In line with the theme of studies about racial or gender bias, here‘s a study that shows that legal immigrants to the US make more money when they have lighter skin or bigger height, even after controlling for other possible variables (via Retrospectacle).

Whether and how quickly immigrants assimilate into the U.S. labor market is an issue of great policy importance and controversy. Using newly-available data from the New Immigrant Survey 2003, this paper shows that new lawful immigrants to the U.S. who have lighter skin color and are taller have higher earnings, controlling for extensive labor market and immigration status information, as well as for education, English language proficiency, outdoor work, occupation, ethnicity, race, and country of birth. Immigrants with the lightest skin color earn on average 8 to 15 percent more than comparable immigrants with the darkest skin tone. Each extra inch of height is associated with a 1 percent increase in wages.

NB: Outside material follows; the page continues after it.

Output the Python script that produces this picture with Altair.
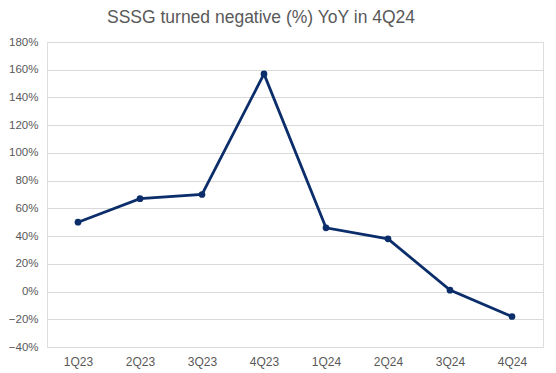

Ruchira Paul of Accidental Blogger writes about Noor Inayat Khan, a Muslim Indian who volunteered to engage in espionage for the British in World War Two.

After a hurried (and rather incomplete) training in England, she was posted in Paris as the first woman radio operator for the SOE, entrusted with intercepting Nazi wireless transmissions. This gentle, shy and talented young woman became a thorn in the side of the German military – an unlikely, intrepid, wily spy, expertly eluding capture. Noor was later betrayed by one of her own colleagues. Captured, questioned and beaten by the Nazis, she was deported to Dachau for her non-cooperation, where after further beatings and torture, she was shot. At the time of her death Noor was thirty years old. According to her biography (and the testimony of her captors), she died without divulging any secrets and the last word she uttered was liberté.

Via Pharyngula: in honor of Charles Darwin’s upcoming 200th birthday, the Beagle Project is planning to rebuild the Beagle and sail along the same path Darwin traveled along.

Imagine: 2009, and a replica Beagle sailed around Capre Horn and through the Pacific by an international crew of young scientists sails into The Galapagos as part of a recreation of the Voyage of the Beagle. That, surely will be the TV picture of the Darwin 2009 celebrations. How can Darwin’s 200th anniversary pass without that happening? Donate, and help us give a new generation of young people the chance to see a replica Beagle built and launched, and the opportunity to head for horizons of their own.